Взошедший на престол император Николай I воспринял выступление декабристов, прежде всего, как акт государственной измены (нарушение присяги и покушение на цареубийство), а не манифестацию альтернативной позиции, возможно, заслуживающую внимания. То, что попытка государственного переворота такого масштаба в первый раз за сто лет закончилась неудачей, можно объяснить как раз его «нестандартностью». Впервые в российской истории заговорщики попытались осуществить военный переворот не ради замены одного монарха другим, а с целью реализации определенной политической программы государственных преобразований. Здесь важно подчеркнуть отчетливо «национальный» характер революционности декабристов: они очень остро отреагировали на объявление планов Александра I поставить Царство Польское в привилегированное положение в империи, даровав особую конституцию (вплоть до обсуждения цареубийства в 1817 г.), мечтали возродить «древнерусские» титулы и учреждения (называя себя «боярами», а намечаемое учредительное собрание «вечем»), но главное, намеревались законодательно сформировать единую политическую нацию. В этом отношении они не отличались от имперской власти, которая пыталась реализовать проект нации одновременно на нескольких — тех же самых — уровнях: полноценной европейской державы, этнокультурного единства народа и политической нации граждан. Декабристы не знали о замыслах Александра I или не соглашались с его подходом к реформам, демонстрируя проблему множественной субъектности имперского реформизма. Но и Николай I, не принявший радикальную версию нациестроительства (предоставление политического представительства некой единой гражданской или культурной нации), продолжил следование той же логике «европеизации» посредством интеграции «подданных» в общую имперскую нацию. Даже если его интересовала лишь устойчивость политического режима, действия Николая I свидетельствовали о том, что единственным практическим рецептом сохранения статус-кво было пребывание Российской империи в ранге европейской державы — то есть наиболее современного общества. В XIX веке это предполагало обладание безусловным суверенитетом верховной власти («самодержавие»); посткамералистской государственной машиной; и нацией как коллективным субъектом государства, конечным потребителем «общественного блага». Николай I действовал по всем трем направлениям — с разной степенью успеха, тем более что задачи каждого из них были различны по масштабу.
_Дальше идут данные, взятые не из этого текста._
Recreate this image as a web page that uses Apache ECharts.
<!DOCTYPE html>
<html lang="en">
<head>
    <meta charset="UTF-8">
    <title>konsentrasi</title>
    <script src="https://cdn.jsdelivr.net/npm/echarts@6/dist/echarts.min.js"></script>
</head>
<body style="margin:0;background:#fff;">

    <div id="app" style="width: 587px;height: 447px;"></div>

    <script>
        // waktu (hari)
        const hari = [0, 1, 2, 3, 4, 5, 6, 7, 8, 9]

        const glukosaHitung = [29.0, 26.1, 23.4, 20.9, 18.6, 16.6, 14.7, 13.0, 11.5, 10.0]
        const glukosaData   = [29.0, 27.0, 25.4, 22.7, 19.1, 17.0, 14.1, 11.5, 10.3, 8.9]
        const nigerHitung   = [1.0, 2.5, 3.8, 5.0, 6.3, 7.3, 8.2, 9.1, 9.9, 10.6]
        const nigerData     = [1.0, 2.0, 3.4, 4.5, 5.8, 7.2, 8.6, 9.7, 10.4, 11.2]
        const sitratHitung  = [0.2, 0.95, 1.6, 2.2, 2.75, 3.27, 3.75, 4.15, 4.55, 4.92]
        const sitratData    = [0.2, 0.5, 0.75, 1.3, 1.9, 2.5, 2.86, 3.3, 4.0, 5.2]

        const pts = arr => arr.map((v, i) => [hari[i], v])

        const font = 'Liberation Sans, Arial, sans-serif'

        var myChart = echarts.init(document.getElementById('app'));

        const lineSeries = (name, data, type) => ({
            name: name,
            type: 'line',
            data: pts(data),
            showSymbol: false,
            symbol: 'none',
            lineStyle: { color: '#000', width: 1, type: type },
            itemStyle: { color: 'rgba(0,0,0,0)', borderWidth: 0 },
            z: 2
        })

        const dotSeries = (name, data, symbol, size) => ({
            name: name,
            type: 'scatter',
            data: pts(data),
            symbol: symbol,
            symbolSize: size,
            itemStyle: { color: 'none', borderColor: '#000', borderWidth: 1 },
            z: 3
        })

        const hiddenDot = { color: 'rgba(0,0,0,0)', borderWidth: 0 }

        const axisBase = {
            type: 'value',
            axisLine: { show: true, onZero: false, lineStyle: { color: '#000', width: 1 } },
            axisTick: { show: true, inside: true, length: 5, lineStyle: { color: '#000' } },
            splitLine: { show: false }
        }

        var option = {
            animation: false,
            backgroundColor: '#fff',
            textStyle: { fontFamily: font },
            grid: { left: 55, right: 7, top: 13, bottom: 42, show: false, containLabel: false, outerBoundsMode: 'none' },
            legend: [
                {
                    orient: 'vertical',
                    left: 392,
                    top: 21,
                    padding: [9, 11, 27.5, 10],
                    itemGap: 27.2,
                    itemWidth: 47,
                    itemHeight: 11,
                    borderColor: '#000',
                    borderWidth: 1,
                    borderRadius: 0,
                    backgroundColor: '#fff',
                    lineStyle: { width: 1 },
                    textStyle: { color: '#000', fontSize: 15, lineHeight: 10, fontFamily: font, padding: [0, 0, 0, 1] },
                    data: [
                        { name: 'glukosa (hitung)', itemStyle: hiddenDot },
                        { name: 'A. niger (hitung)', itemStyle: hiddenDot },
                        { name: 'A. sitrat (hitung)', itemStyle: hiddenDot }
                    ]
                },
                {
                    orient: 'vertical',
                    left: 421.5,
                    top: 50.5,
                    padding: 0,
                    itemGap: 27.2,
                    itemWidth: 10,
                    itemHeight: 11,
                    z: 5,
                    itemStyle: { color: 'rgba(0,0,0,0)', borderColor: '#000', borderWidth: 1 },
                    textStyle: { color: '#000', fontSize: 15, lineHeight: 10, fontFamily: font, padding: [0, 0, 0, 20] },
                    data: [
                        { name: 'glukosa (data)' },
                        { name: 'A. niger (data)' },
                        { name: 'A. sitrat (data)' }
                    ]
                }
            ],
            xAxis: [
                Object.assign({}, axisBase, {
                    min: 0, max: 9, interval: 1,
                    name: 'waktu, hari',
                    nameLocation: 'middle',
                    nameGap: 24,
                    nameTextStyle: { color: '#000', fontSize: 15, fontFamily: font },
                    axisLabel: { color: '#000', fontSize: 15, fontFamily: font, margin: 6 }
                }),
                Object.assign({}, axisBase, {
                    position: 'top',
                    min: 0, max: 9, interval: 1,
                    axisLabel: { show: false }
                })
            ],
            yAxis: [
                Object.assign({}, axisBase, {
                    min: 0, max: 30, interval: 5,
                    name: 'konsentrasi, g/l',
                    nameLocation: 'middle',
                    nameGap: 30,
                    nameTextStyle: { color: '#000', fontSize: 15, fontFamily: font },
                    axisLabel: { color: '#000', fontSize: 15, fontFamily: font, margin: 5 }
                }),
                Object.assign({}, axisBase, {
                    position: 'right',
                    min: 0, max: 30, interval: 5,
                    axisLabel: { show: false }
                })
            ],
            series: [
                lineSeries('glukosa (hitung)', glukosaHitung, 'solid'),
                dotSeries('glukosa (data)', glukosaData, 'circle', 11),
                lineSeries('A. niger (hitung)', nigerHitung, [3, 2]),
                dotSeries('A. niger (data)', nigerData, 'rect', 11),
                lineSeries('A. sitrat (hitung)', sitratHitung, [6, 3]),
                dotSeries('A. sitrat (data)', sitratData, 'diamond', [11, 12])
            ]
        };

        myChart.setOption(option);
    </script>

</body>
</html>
Николай I снискал заслуженную репутацию реакционера и противника политической свободы. В то время как во многих современных обществах существовала система политического представительства во власти — пусть и с крайне тонкой прослойкой полноценных граждан — в Российской империи парламента не было, и это являлось одним из главных обстоятельств, компрометирующих ее «европейскость». Впрочем, отсутствие парламента можно считать лишь проявлением куда более фундаментальной проблемы: условно обозначенного нами в прошлой главе «гоббсовского», а не «локковского» принципа организации имперского общества. В структурной «имперской ситуации» разрозненных сообществ Северной Евразии, объединенных под властью Российской империи, не существовало никакой исходной общности (культурной, сословной, религиозной), на основе которой можно было бы созвать представительный орган власти, чьей заботой стало бы совершенствование государственного устройства. Как показывает история конституционных проектов Александра I, создание общеимперской системы политического представительства упиралось в два главных препятствия: недостаточность существующего государственного аппарата и отсутствие общеимперской «нации», в той или иной версии горизонтальной солидарности.
Можно представить себе последствия введения парламентаризма императорским указом в 1825 или 1835 гг., без решения тех проблем, над которыми бились Сперанский и Новосильцев: в лучшем случае, была бы воспроизведена барочная политическая система Речи Посполитой, вырождающаяся в аристократическую олигархию шляхетская республика. В худшем — произошел бы раскол между допущенными к выборам привилегированными верхушками разных исторических земель. В обоих случаях верховная власть в империи утрачивала бы суверенный («самодержавный») характер, главное достижение политических режимов Северной Евразии XV–XVI вв. При этом утраченный суверенитет не доставался никакой политической нации — общеимперской или некой региональной, этнонациональной, а просто распылялся между аристократами и помещиками, объединяющими власть и собственность на земли и крестьян в нерасчленимое целое, как в средневековом «феодализме». Может быть, на обломках Российской империи могла бы со временем возникнуть некая новая версия современного общества, но Николай I видел своим долгом сохранение империи и не считал оправданным даже временный откат в архаическое состояние аристократической олигархии и дворянской вольницы.